Anyone help me out to extarct the data from this pdf please
???
What have you tried so far?
This
Looks good. Although not very useful since when FME reads from a PDF it regards every text object as a single object, rather than actual lines of data. However, they do all have x and y coordinates (in an arbitrary coordinate system).
You can group objects (texts) that belong to the same line (i.e. 'record') based on their x value and identify the columns based on their y value. I'd try a CoordinateExtractor to get the x and y coordinates of all the texts, then an Aggregator, grouping by x coordinate and creating a list. Sort that list on y value and then you should have it, assuming there's no empty cells.
This is also the point where I would turn towards whoever gave me the assignment, tell them I'd rather not make any guarantees about the quality of the output and ask them if they have the original data (spreadsheets).
there is no x and Y in the data
there is no x and Y in the data
Have you added a CoordinateExtractor?
yes i did
this is spatial data
yes i did
And how did you configure it?
Sometimes a transformer does what you want it to do with its defaults, but sometimes it doesn't. Ultimately you are the best person to decide what you want. So if somebody tells you to use a certain transformer and it doesn't appear to work right away, it's generally a good idea to check the documentation.
In the case of the CoordinateExtractor you can set it to extract a specific coordinate, you'll want to use the index 0 there to indicate the first coordinate (as they're points there is only one coordinate anyway) and then by default that stores it in attributes _x and _y. You can then use those in your Aggregator.

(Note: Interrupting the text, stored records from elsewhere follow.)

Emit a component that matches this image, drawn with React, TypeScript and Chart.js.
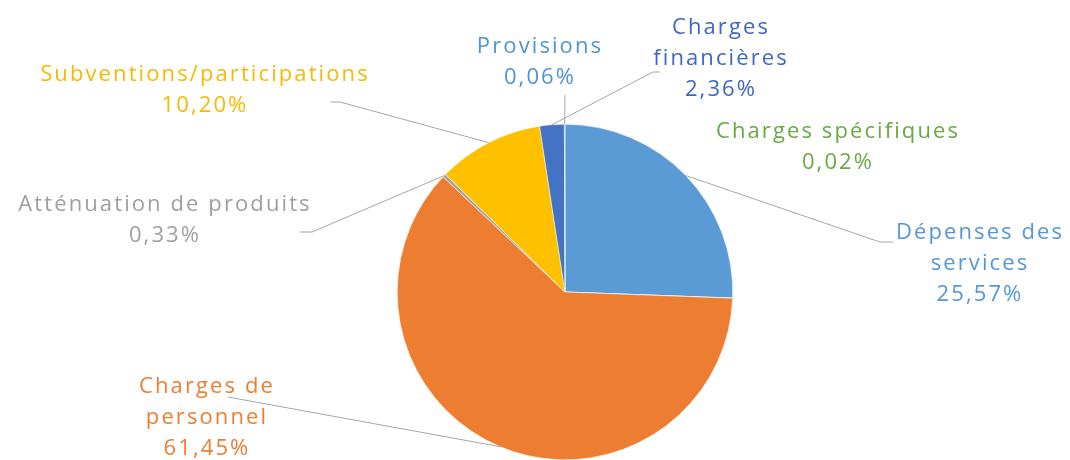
import React, { useEffect, useRef } from "react";
import { Chart, registerables } from "chart.js";

Chart.register(...registerables);

// Data
const categories: string[] = [
  "Dépenses des\nservices",
  "Charges spécifiques",
  "Charges de\npersonnel",
  "Atténuation de produits",
  "Subventions/participations",
  "Charges\nfinancières",
  "Provisions",
];
const shares: number[] = [25.57, 0.02, 61.45, 0.33, 10.2, 2.36, 0.06];

// Styles
const sliceColors = ["#5B9BD5", "#70AD47", "#ED7D31", "#A5A5A5", "#FFC000", "#4472C4", "#5B9BD5"];
const textColors = ["#5596d6", "#6aa843", "#ED7D31", "#9f9f9f", "#F7BA00", "#3f66c2", "#4f93d6"];

// Label layout: centre x, first line centre y, leader path (from slice edge to these points)
const labelLayout: { x: number; y: number; path: number[][] | null }[] = [
  { x: 980, y: 233, path: [[880, 242], [893, 242]] },
  { x: 838, y: 132, path: null },
  { x: 207, y: 387, path: [[228, 397]] },
  { x: 165, y: 205, path: [[312, 232], [300, 232]] },
  { x: 205, y: 75, path: [[340, 102], [330, 102]] },
  { x: 721, y: 28, path: [[653, 72], [660, 72]] },
  { x: 540, y: 47, path: [[565, 95]] },
];
const lineGap = 31;

const fmt = (v: number) => v.toFixed(2).replace(".", ",") + "%";

const labelPlugin = {
  id: "pieLabels",
  afterDatasetsDraw(chart: any) {
    const ctx = chart.ctx as CanvasRenderingContext2D;
    const meta = chart.getDatasetMeta(0);
    ctx.save();
    meta.data.forEach((arc: any, i: number) => {
      const p = arc.getProps(["x", "y", "startAngle", "endAngle", "outerRadius"], true);
      const mid = (p.startAngle + p.endAngle) / 2;
      const ex = p.x + Math.cos(mid) * p.outerRadius;
      const ey = p.y + Math.sin(mid) * p.outerRadius;
      const lay = labelLayout[i];
      if (lay.path) {
        ctx.beginPath();
        ctx.strokeStyle = "#a6a6a6";
        ctx.lineWidth = 1;
        ctx.moveTo(ex, ey);
        lay.path.forEach(([px, py]) => ctx.lineTo(px, py));
        ctx.stroke();
      }
      const lines = [...categories[i].split("\n"), fmt(shares[i])];
      ctx.fillStyle = textColors[i];
      ctx.font = '500 22px "Open Sans"';
      (ctx as any).letterSpacing = "2.1px";
      ctx.textAlign = "center";
      ctx.textBaseline = "middle";
      lines.forEach((t, k) => ctx.fillText(t, lay.x, lay.y + k * lineGap));
    });
    ctx.restore();
  },
};

export default function App() {
  const ref = useRef<HTMLCanvasElement | null>(null);
  useEffect(() => {
    if (!ref.current) return;
    const chart = new Chart(ref.current, {
      type: "pie",
      data: {
        labels: categories,
        datasets: [
          {
            data: shares,
            backgroundColor: sliceColors,
            borderColor: "#ffffff",
            borderWidth: 0.5,
          },
        ],
      },
      options: {
        responsive: false,
        animation: false,
        layout: { padding: { top: 124, bottom: 0, left: 397, right: 337 } },
        plugins: { legend: { display: false }, tooltip: { enabled: false } },
      },
      plugins: [labelPlugin],
    });
    return () => chart.destroy();
  }, []);
  return (
    <div style={{ position: "absolute", left: 0, top: 0, width: 1070, height: 460, background: "#fff" }}>
      <canvas ref={ref} width={1070} height={460} />
    </div>
  );
}
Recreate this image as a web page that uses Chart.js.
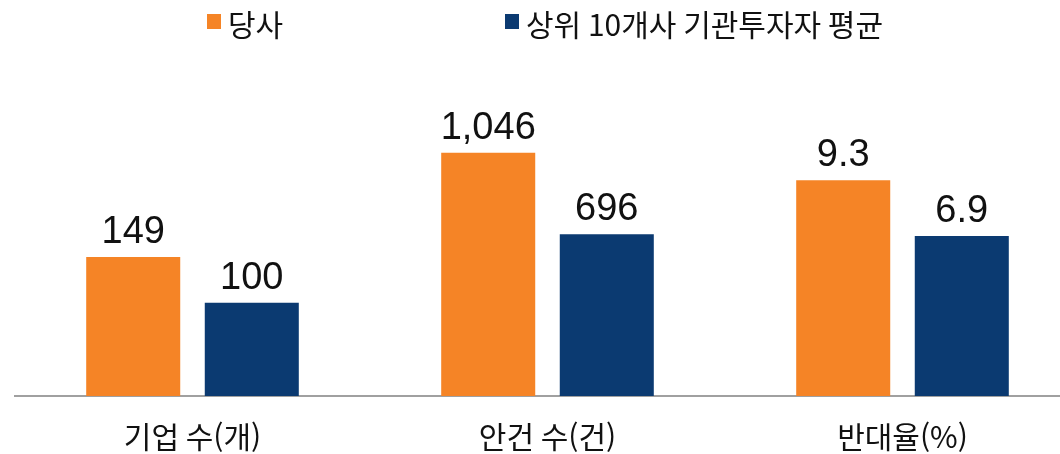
<!DOCTYPE html>
<html lang="ko">
<head>
<meta charset="utf-8">
<script src="https://cdn.jsdelivr.net/npm/chart.js@4.4.1/dist/chart.umd.min.js"></script>
<style>
  html, body { margin: 0; padding: 0; background: #fff; overflow: hidden; }
  #wrap { width: 1060px; height: 454px; overflow: hidden; }
</style>
</head>
<body>
<div id="wrap"><canvas id="grafico" width="1080" height="454"></canvas></div>
<script>
'use strict';

// ── Dati ──────────────────────────────────────────────
const categories = ['기업 수(개)', '안건 수(건)', '반대율(%)'];
const seriesNames = ['당사', '상위 10개사 기관투자자 평균'];
const ourValues = [149, 1046, 9.3];
const peerValues = [100, 696, 6.9];
const decimals = [0, 0, 1];
// each group has its own scale (top of its hidden axis)
const axisMax = [360, 1445, 14.48];

const seriesColors = ['#F58426', '#0B3A71'];
const FONT_KR = "'Noto Sans CJK KR', 'Noto Sans', sans-serif";
const FONT_NUM = "'Liberation Sans', Arial, sans-serif";

function fmt(v, d) {
  return v.toLocaleString('en-US', { minimumFractionDigits: d, maximumFractionDigits: d });
}

// one dataset per group/series, each group on its own y axis
const seriesValues = [ourValues, peerValues];
const datasets = [];
categories.forEach((cat, g) => {
  seriesValues.forEach((vals, s) => {
    datasets.push({
      label: seriesNames[s],
      data: categories.map((_, i) => (i === g ? vals[g] : null)),
      backgroundColor: seriesColors[s],
      borderWidth: 0,
      skipNull: true,
      yAxisID: 'y' + g,
      barPercentage: 0.793,
      categoryPercentage: 0.668,
      _group: g
    });
  });
});

const yScales = {};
axisMax.forEach((m, g) => {
  yScales['y' + g] = { display: false, min: 0, max: m };
});

// etichette sopra le barre
const valueLabels = {
  id: 'valueLabels',
  afterDatasetsDraw(chart) {
    const ctx = chart.ctx;
    ctx.save();
    ctx.fillStyle = '#111';
    ctx.font = '38px ' + FONT_NUM;
    ctx.textAlign = 'center';
    ctx.textBaseline = 'alphabetic';
    chart.data.datasets.forEach((ds, di) => {
      const meta = chart.getDatasetMeta(di);
      meta.data.forEach((bar, i) => {
        const v = ds.data[i];
        if (v === null || v === undefined) return;
        ctx.fillText(fmt(v, decimals[ds._group]), bar.x, bar.y - 14);
      });
    });
    ctx.restore();
  }
};

// legenda in alto
const topLegend = {
  id: 'topLegend',
  afterDraw(chart) {
    const ctx = chart.ctx;
    const boxX = [207, 505];
    ctx.save();
    ctx.font = '30px ' + FONT_KR;
    ctx.textBaseline = 'middle';
    ctx.textAlign = 'left';
    seriesNames.forEach((name, s) => {
      ctx.fillStyle = seriesColors[s];
      ctx.fillRect(boxX[s], 14, 14, 15);
      ctx.fillStyle = '#111';
      ctx.fillText(name, boxX[s] + 21, 25);
    });
    ctx.restore();
  }
};

const chart = new Chart(document.getElementById('grafico').getContext('2d'), {
  type: 'bar',
  data: { labels: categories, datasets: datasets },
  options: {
    responsive: false,
    devicePixelRatio: 1,
    animation: false,
    layout: { padding: { top: 60, left: 15, right: 0, bottom: 0 } },
    plugins: {
      legend: { display: false },
      tooltip: { enabled: false }
    },
    scales: Object.assign({
      x: {
        grid: { display: false, drawTicks: false },
        border: { display: true, color: '#a0a0a0', width: 2 },
        ticks: { color: '#111', padding: 23, font: { family: FONT_KR, size: 30 } },
        afterFit: scale => { scale.height = 58; }
      }
    }, yScales)
  },
  plugins: [valueLabels, topLegend]
});
</script>
</body>
</html>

I would try to recreate the rows and columns from the PDF file, and carry on from there.
Read the PDF, expose fme_text_string and pdf_page_number, and extract the coordinates.
As the coordinates are calculated per page, lower the Y value for the objects on page 2 (of 2).
Sort on Y (descending) and X (ascending).
Now calculate a row and column number for each feature, looking at the X and Y of this feature and the previous feature, using the row and column values of the previous feature.
(Refinement: as the first cell under the month has to stay empty, make a provision for this).
Now you can further process the data according to your wishes and needs (Aggregator, InlineQuerier, write to a temporary Excel file, or something else). Good luck!